Yes indeed, time marches on, and I find myself here, still here, this morning as the sun begins to rise. It's time to begin another day. I have so much to be thankful for. My dear partner sleeps next to me and I tap away at the keyboard, my slick new Macbook Air in my lap. My iPad lies nearby, with the latest book I downloaded onto it partially read. The technology that allows me to video chat with Norma Jean several times a week continues to amaze me. The difference between a telephone conversation and chatting with her while I can see her is remarkable. We mention that every now and then. She tells me she is so accustomed to video chat when she talks to her kids that on the rare occasion one of them will call her, they find it a real hindrance in communication.
It's all what you get used to, isn't it? Our lives today would look like science fiction to the two women in that picture above. Remember the old show "Believe It or Not"? I remember the prediction of Dick Tracy-like watches that displayed the face of the person you were talking to; today it's a reality. All the latest technology has evolved in a very short span of time, when you think about it, and it makes me wonder what the future holds. Probably things I can't even imagine.

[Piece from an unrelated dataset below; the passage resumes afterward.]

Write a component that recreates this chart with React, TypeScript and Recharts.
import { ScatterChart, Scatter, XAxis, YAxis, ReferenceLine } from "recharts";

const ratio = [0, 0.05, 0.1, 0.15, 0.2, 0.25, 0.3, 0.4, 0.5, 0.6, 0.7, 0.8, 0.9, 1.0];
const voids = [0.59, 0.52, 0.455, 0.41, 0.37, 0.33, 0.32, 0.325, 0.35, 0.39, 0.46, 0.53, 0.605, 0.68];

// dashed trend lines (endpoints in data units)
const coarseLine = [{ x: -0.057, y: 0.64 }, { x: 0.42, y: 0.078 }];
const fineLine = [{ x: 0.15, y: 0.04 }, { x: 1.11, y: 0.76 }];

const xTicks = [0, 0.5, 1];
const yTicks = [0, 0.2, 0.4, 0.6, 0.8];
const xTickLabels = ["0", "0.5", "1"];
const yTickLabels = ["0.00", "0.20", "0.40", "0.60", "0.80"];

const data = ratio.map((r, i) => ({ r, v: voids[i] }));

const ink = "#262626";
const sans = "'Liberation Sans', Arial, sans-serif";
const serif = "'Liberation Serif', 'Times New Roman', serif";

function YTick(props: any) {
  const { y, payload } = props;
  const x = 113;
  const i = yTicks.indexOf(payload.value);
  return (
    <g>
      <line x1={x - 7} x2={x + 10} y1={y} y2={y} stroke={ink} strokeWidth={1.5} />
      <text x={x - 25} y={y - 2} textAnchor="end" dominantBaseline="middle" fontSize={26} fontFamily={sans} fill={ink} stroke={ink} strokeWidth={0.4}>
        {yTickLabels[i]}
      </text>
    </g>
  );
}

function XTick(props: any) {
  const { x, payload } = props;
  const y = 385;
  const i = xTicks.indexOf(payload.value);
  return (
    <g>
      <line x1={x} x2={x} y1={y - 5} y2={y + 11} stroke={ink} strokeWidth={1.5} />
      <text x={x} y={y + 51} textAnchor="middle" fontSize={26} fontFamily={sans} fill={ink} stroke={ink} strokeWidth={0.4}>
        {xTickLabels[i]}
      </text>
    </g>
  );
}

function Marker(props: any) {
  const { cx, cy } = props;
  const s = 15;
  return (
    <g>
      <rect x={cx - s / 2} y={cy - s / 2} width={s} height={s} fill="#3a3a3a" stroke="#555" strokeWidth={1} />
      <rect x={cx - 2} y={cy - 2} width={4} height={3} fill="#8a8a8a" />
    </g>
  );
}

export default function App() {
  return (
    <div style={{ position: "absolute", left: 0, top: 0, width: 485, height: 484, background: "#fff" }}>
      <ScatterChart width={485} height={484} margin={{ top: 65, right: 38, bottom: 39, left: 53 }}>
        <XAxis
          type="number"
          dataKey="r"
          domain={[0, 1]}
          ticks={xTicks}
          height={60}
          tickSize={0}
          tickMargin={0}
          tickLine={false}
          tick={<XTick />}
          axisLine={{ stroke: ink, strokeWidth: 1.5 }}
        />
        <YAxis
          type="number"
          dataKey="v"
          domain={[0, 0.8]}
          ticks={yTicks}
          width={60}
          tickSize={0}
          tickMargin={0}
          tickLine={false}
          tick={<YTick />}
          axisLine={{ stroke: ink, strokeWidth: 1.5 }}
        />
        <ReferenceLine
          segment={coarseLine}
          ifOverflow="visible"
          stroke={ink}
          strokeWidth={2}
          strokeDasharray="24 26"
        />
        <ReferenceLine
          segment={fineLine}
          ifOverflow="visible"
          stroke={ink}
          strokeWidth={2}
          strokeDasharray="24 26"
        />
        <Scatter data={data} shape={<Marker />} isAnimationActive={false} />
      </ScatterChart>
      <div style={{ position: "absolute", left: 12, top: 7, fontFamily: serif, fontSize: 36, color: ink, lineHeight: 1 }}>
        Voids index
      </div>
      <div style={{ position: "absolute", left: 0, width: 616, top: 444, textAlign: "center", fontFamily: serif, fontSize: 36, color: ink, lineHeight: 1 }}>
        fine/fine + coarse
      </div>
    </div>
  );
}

When you reach seventy and you begin to think of the future, you realize that the next decade will most probably be one of decline. It's natural; it's the way of life. Even though there are many vigorous people in their eighties and even nineties, they are the exception rather than the rule, and they will also succumb to the ravages of age. It's natural, and I realize that it's also like the passage of time: it's gradual and you don't even realize it until you see an old picture, or until someone you love passes away.
In the meantime, I'll continue to enjoy my activities, both mental and physical. I wish all of you, my readers, a wonderful journey as time marches on.